Incentive Operating Income for FY
2010 shall be derived from the audited consolidated financial
statements of the Company and its subsidiaries covering such
period, and shall be subject to the review and approval of the
Committee, whose determination of such Incentive Operating
Income calculation shall be final and binding.
For FY 2010, the Company’s
target Incentive Operating Income shall be set forth in each
Participant’s Participant Agreement (the “ Target
Incentive Operating Income ”). Please note this
figure is Company Confidential and not to be disclosed
externally.
B.
Incentive Ending Cash
Balance
“ Incentive Ending Cash
Balance ” for the incentive plan year means “cash
and cash equivalents” as reported in the Company’s
Form 10-K, (a) reduced by any portion of accounts payable
or accrued expenses attributable to the negotiation of any revised
terms with suppliers resulting in additional operating
charges. (i.e.
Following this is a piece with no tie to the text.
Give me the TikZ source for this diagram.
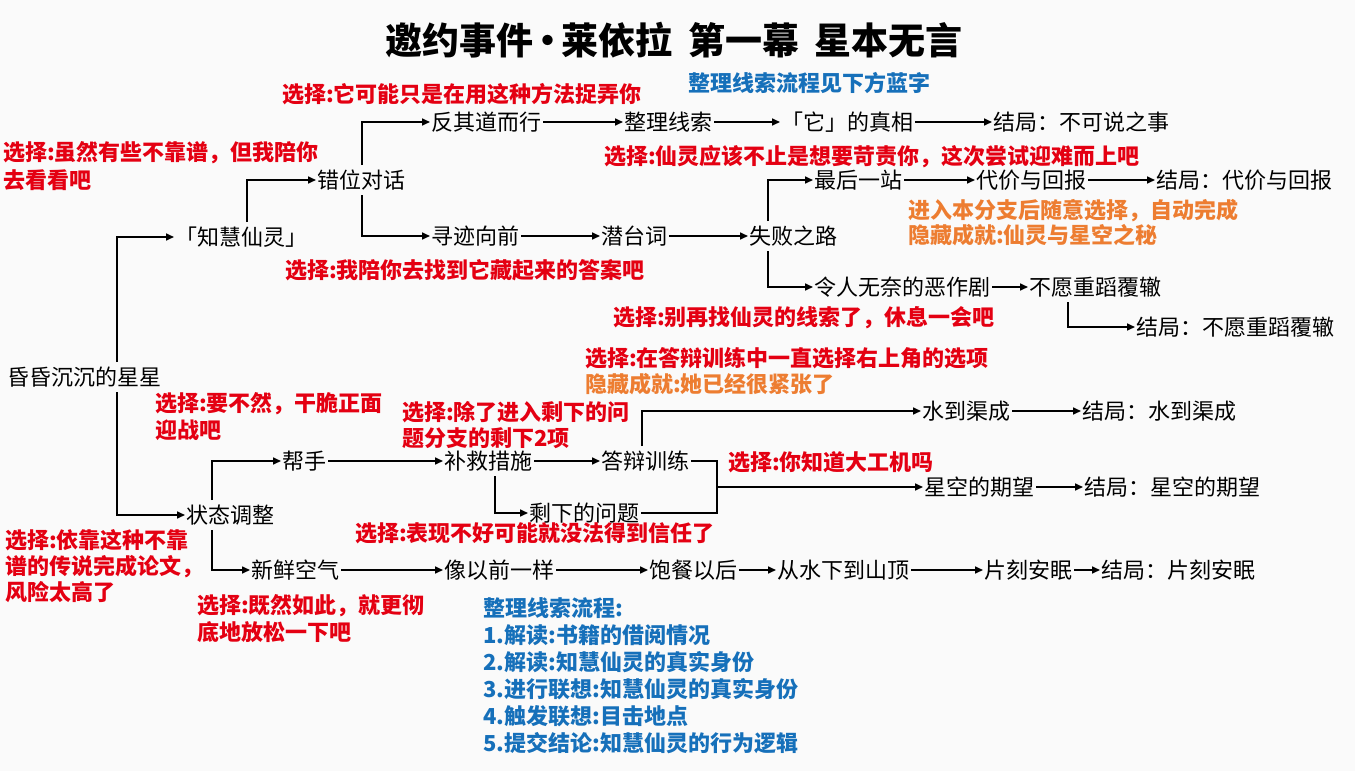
\documentclass[tikz,border=0pt]{standalone}
\usepackage{fontspec}
\setmainfont{Noto Sans CJK SC}
\usetikzlibrary{arrows.meta}
\definecolor{myred}{RGB}{228,0,18}
\definecolor{myorange}{RGB}{237,125,49}
\definecolor{myblue}{RGB}{22,112,186}
\definecolor{bgc}{RGB}{250,250,250}
\begin{document}
\begin{tikzpicture}[x=1pt,y=-1pt,
  nd/.style={inner xsep=1.5pt, inner ysep=4pt, anchor=west, font=\fontsize{22}{26}\selectfont, text height=19pt, text depth=2.6pt},
  lab/.style={inner sep=0pt, anchor=west, align=left, text=myred, font=\fontsize{22}{27}\selectfont\bfseries},
  olab/.style={lab, text=myorange},
  blab/.style={lab, text=myblue},
  ln/.style={line width=1.6pt, line join=miter},
  arr/.style={ln, -{Triangle[length=8pt,width=7pt]}}
]
\fill[bgc] (0,0) rectangle (1355,771);
\useasboundingbox (0,0) rectangle (1355,771);

% title
\node[font=\fontsize{37}{42}\selectfont\bfseries, inner sep=0pt] (title) at (674,40) {邀约事件\kern-0.12em·\kern-0.12em莱依拉\hspace{0.42em}第一幕\hspace{0.42em}星本无言};
\node[blab] (bt) at (688,83) {整理线索流程见下方蓝字};

% nodes
\node[nd] (hh) at (6,377) {昏昏沉沉的星星};
\node[nd] (zh) at (174,237) {「知慧仙灵」};
\node[nd] (cw) at (316,180) {错位对话};
\node[nd] (fq) at (430,122) {反其道而行};
\node[nd] (zl) at (623,122) {整理线索};
\node[nd] (ta) at (780,122) {「它」的真相};
\node[nd] (jb1) at (992,122) {结局：不可说之事};
\node[nd] (xj) at (430,236) {寻迹向前};
\node[nd] (qt) at (600,236) {潜台词};
\node[nd] (sb) at (748,236) {失败之路};
\node[nd] (zz) at (813,180) {最后一站};
\node[nd] (dj) at (975,180) {代价与回报};
\node[nd] (jb2) at (1155,180) {结局：代价与回报};
\node[nd] (lr) at (813,287) {令人无奈的恶作剧};
\node[nd] (by) at (1028,287) {不愿重蹈覆辙};
\node[nd] (jb3) at (1135,327) {结局：不愿重蹈覆辙};
\node[nd] (zt) at (185,515) {状态调整};
\node[nd] (bs) at (281,461) {帮手};
\node[nd] (bj) at (443,461) {补救措施};
\node[nd] (db) at (600,461) {答辩训练};
\node[nd] (sx) at (528,513) {剩下的问题};
\node[nd] (sd) at (921,411) {水到渠成};
\node[nd] (jb4) at (1081,411) {结局：水到渠成};
\node[nd] (xk) at (923,487) {星空的期望};
\node[nd] (jb5) at (1083,487) {结局：星空的期望};
\node[nd] (xx) at (250,570) {新鲜空气};
\node[nd] (xy) at (443,570) {像以前一样};
\node[nd] (bc) at (648,570) {饱餐以后};
\node[nd] (cs) at (776,570) {从水下到山顶};
\node[nd] (pk) at (983,570) {片刻安眠};
\node[nd] (jb6) at (1100,570) {结局：片刻安眠};

% labels
\node[lab] (r1) at (282,94) {选择:它可能只是在用这种方法捉弄你};
\node[lab, font=\fontsize{22}{28}\selectfont\bfseries] (r2) at (3,166) {选择:虽然有些不靠谱，但我陪你\\去看看吧};
\node[lab] (r3) at (285,270) {选择:我陪你去找到它藏起来的答案吧};
\node[lab] (r4) at (604,157) {选择:仙灵应该不止是想要苛责你，这次尝试迎难而上吧};
\node[olab, font=\fontsize{22}{25}\selectfont\bfseries] (o1) at (908,222.5) {进入本分支后随意选择，自动完成\\隐藏成就:仙灵与星空之秘};
\node[lab] (r5) at (613,318) {选择:别再找仙灵的线索了，休息一会吧};
\node[lab] (r6) at (585,358) {选择:在答辩训练中一直选择右上角的选项};
\node[olab] (o2) at (585,384) {隐藏成就:她已经很紧张了};
\node[lab] (r7) at (155,416.5) {选择:要不然，干脆正面\\迎战吧};
\node[lab, font=\fontsize{22}{26}\selectfont\bfseries] (r8) at (402,425) {选择:除了进入剩下的问\\题分支的剩下2项};
\node[lab] (r9) at (728,462) {选择:你知道大工机吗};
\node[lab] (r10) at (355,533) {选择:表现不好可能就没法得到信任了};
\node[lab, font=\fontsize{22}{26}\selectfont\bfseries] (r11) at (5,566) {选择:依靠这种不靠\\谱的传说完成论文，\\风险太高了};
\node[lab] (r12) at (197,618.5) {选择:既然如此，就更彻\\底地放松一下吧};
\node[blab] (bl) at (483,676) {整理线索流程:\\1.解读:书籍的借阅情况\\2.解读:知慧仙灵的真实身份\\3.进行联想:知慧仙灵的真实身份\\4.触发联想:目击地点\\5.提交结论:知慧仙灵的行为逻辑};

% branch coordinates
\coordinate (v1) at (117,0);
\coordinate (v2) at (247,0);
\coordinate (v3) at (362,0);
\coordinate (v4) at (768,0);
\coordinate (v5) at (1068,0);
\coordinate (v6) at (212,0);
\coordinate (v7) at (495,0);
\coordinate (v8) at (642,0);
\coordinate (j) at (717,487);

% connectors
\draw[arr] (hh.north -| v1) |- (zh.west);
\draw[arr] (hh.south -| v1) |- (zt.west);
\draw[arr] (zh.north -| v2) |- (cw.west);
\draw[arr] (cw.north -| v3) |- (fq.west);
\draw[arr] (cw.south -| v3) |- (xj.west);
\draw[arr] (fq.east) -- (zl.west);
\draw[arr] (zl.east) -- (ta.west);
\draw[arr] (ta.east) -- (jb1.west);
\draw[arr] (xj.east) -- (qt.west);
\draw[arr] (qt.east) -- (sb.west);
\draw[arr] (sb.north -| v4) |- (zz.west);
\draw[arr] (sb.south -| v4) |- (lr.west);
\draw[arr] (zz.east) -- (dj.west);
\draw[arr] (dj.east) -- (jb2.west);
\draw[arr] (lr.east) -- (by.west);
\draw[arr] (by.south -| v5) |- (jb3.west);
\draw[arr] (zt.north -| v6) |- (bs.west);
\draw[arr] (zt.south -| v6) |- (xx.west);
\draw[arr] (bs.east) -- (bj.west);
\draw[arr] (bj.east) -- (db.west);
\draw[arr] (bj.south -| v7) |- (sx.west);
\draw[arr] (db.north -| v8) |- (sd.west);
\draw[ln] (db.east) -| (j) |- (sx.east);
\draw[arr] (j) -- (xk.west);
\draw[arr] (sd.east) -- (jb4.west);
\draw[arr] (xk.east) -- (jb5.west);
\draw[arr] (xx.east) -- (xy.west);
\draw[arr] (xy.east) -- (bc.west);
\draw[arr] (bc.east) -- (cs.west);
\draw[arr] (cs.east) -- (pk.west);
\draw[arr] (pk.east) -- (jb6.west);
\end{tikzpicture}
\end{document}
If normal payment terms are 45 days and actual AP is
at 90 days, a reduction of half of the AP balance from the Ending
Cash Balance shall apply); (b) increased by the amount of any
costs paid by the Company during fiscal 2010 on behalf of persons
other than the Company, its officers and directors under the GT
Solar Holdings LLC Limited Liability Company agreement and
(c) any extraordinary cash flows in the reasonable
determination of the compensation committee.
For FY 2010, the Company’s
target Incentive Ending Cash Balance shall be set forth in each
Participant’s Participant Agreement (the “ Target
Incentive Ending Cash Balance ”). Please note this
figure is Company Confidential and not to be disclosed
externally.
C.
MBO Goals
“MBO Goals” for FY 2010
refers to the goal plan assigned to each individual executive in
their respective job function. The MBO plan for FY 2010 is
reflected in Exhibit A.
5.
BONUS PAYMENTS
A.
Determination Date
The amount, if any, to be paid to
each Participant under the Program (the “ Bonus
Payment ”) shall be determined by the Committee after the
conclusion of FY 2010 following the audit of the Company’s
financial statements by its independent accountants (the “
Determination Date ”). Bonus Payments shall be
disbursed following conclusion of the FY 2010 plan year as soon as
administratively practicable after the Determination Date.
All amounts earned under the Program reflect gross dollar amounts
and are, therefore, subject to applicable withholding and
taxation.
B.
Bonus Calculation
Each Participant’s Bonus
Payment, if any, shall be determined in the following
manner:
(i)
Target Bonus
The Participant Agreement for each
Participant will specify such Participant’s “Target
Bonus” (which will be based upon a percentage of
Participant’s base salary). Adjustments to base salary
during the course of FY 2010, or partial year participation due to
a start date during the plan year, shall result in a [corresponding
adjustment to target bonus eligibility on a pro-rated
basis].
(ii)
Calculation of Bonus
Payment
Each Participant’s Bonus
Payment shall equal the sum of the (i) financial performance
component based on Incentive Operating Income (weighted 50%),
(ii) financial performance component based on Incentive
Ending Cash Balance (weighted 25%), and (iii) an MBO component
(weighted 25%). Each of these calculations will be
independent of the other; provided that no bonus will be paid if
the company achieves Incentive Operating Income or Incentive Ending
Cash Balance that is less than 50% of Target Incentive Operating
Income or Target Incentive Ending Cash Balance.